## Aim
Starting with the first line of the data below, copy each line up to and including the one containing "import pandas as pd". Pictures stay out.

## Supplied information
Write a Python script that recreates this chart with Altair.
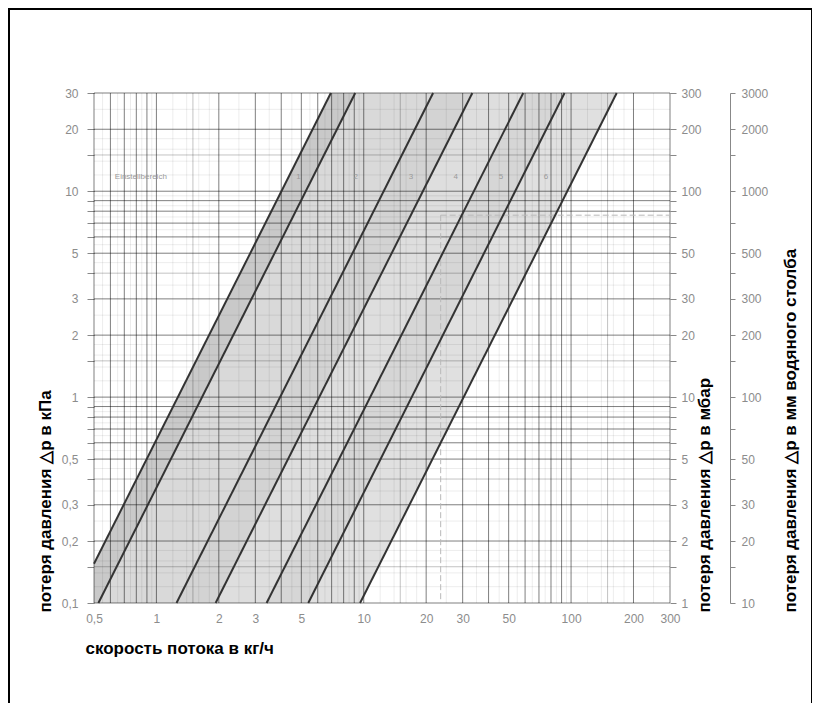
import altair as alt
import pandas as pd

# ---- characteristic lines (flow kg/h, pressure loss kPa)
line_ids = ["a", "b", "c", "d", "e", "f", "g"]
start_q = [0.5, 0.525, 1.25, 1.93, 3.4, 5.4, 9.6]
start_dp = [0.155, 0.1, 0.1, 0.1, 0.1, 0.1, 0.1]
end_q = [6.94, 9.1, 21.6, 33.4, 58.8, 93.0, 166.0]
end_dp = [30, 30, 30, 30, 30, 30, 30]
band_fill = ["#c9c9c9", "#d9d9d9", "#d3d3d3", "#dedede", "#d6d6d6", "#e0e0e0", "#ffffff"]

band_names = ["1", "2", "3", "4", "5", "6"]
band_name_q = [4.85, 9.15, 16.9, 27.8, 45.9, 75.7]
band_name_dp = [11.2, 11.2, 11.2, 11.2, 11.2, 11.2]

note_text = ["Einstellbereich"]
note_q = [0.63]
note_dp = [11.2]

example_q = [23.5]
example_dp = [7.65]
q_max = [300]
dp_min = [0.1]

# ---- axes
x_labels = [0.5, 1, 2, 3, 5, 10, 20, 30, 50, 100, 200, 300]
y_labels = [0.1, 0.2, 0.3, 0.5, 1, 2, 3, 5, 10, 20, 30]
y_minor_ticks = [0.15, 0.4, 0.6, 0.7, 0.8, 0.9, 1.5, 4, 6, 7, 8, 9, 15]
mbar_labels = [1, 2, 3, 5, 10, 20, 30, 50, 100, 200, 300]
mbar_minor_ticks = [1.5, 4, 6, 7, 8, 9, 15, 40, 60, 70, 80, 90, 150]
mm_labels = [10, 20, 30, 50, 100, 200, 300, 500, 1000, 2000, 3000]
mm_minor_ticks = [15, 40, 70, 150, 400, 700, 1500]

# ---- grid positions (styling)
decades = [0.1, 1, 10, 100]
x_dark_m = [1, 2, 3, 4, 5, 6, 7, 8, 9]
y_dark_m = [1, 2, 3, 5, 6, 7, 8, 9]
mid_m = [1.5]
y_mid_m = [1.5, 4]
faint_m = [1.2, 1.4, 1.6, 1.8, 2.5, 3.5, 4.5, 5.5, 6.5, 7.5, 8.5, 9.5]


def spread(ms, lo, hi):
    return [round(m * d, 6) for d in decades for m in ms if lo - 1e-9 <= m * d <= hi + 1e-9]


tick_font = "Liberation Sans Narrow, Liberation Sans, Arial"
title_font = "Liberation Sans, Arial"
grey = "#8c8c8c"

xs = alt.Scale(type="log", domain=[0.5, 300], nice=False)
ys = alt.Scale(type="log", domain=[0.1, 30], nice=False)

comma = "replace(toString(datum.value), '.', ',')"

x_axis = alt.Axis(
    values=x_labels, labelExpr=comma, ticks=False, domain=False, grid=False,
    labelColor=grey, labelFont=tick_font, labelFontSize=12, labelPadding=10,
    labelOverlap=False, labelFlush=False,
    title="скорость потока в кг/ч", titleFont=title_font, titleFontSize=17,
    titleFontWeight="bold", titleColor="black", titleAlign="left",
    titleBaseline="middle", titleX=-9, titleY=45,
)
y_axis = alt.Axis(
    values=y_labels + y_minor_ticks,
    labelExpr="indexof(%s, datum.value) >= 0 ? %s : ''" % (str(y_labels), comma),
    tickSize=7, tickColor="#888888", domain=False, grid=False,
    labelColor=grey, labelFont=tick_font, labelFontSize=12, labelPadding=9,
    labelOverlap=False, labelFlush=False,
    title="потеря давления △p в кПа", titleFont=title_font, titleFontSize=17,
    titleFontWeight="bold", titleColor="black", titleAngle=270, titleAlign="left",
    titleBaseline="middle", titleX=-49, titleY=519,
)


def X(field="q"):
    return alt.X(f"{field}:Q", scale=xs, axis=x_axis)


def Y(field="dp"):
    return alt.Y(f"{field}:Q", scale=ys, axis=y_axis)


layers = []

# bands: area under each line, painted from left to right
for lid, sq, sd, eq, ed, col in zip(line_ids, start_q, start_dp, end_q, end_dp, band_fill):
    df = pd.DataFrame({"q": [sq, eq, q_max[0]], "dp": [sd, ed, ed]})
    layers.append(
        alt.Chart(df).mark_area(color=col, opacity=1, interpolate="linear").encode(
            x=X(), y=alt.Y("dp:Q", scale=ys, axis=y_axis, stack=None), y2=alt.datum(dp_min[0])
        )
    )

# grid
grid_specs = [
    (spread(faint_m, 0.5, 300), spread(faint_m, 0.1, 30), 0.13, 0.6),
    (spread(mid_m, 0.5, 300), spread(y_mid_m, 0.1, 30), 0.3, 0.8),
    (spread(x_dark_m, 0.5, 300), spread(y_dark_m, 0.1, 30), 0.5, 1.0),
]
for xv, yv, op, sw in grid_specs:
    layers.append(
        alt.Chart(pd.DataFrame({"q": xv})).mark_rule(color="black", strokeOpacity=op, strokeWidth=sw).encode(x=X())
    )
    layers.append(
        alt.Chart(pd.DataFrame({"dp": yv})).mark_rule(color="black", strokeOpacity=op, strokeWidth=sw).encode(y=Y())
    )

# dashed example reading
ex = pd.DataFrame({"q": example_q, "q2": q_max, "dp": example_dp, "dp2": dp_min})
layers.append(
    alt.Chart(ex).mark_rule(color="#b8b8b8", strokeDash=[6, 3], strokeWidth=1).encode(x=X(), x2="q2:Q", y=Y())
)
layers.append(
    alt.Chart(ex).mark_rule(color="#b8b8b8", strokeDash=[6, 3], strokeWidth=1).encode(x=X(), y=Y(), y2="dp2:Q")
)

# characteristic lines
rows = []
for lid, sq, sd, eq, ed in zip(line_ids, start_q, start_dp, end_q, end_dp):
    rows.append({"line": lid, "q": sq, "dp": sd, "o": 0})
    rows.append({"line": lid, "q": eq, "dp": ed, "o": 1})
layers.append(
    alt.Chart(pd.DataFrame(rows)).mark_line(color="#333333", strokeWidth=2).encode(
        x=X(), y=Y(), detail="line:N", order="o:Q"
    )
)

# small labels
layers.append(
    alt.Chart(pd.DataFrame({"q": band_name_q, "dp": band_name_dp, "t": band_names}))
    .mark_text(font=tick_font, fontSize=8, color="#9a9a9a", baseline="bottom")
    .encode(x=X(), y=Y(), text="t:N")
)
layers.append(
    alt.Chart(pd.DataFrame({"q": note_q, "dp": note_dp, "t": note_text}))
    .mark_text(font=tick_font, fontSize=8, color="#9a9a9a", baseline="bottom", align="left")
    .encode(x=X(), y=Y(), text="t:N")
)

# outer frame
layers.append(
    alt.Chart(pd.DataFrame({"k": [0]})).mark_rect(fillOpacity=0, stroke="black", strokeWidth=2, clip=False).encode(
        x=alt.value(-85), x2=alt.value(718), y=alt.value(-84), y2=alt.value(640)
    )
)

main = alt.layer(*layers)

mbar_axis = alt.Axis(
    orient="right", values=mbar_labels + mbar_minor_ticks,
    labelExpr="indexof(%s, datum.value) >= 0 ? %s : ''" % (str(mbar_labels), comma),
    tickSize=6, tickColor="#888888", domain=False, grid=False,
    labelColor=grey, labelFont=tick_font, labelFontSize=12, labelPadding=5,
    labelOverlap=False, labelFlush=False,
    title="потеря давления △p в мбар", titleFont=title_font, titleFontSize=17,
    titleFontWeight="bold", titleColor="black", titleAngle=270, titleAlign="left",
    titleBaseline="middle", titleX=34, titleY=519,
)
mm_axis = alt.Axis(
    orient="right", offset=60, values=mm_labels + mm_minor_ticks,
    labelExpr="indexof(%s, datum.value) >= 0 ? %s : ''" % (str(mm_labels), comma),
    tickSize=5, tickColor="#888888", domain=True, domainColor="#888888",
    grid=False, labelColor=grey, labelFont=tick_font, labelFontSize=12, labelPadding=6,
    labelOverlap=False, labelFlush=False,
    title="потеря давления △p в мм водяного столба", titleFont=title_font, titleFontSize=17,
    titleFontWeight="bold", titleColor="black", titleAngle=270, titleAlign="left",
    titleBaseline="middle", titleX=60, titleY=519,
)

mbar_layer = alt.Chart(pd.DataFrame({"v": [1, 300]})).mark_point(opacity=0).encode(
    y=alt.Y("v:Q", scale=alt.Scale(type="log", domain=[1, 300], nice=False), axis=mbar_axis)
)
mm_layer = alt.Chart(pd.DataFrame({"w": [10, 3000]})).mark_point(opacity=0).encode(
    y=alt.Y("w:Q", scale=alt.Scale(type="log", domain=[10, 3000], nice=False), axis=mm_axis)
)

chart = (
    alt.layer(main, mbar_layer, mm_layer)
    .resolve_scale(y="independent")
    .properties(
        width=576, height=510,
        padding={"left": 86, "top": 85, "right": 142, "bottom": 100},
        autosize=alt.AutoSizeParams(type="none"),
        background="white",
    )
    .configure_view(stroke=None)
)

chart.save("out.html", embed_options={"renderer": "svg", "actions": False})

## Task response
Write a Python script that recreates this chart with Altair.
import altair as alt
import pandas as pd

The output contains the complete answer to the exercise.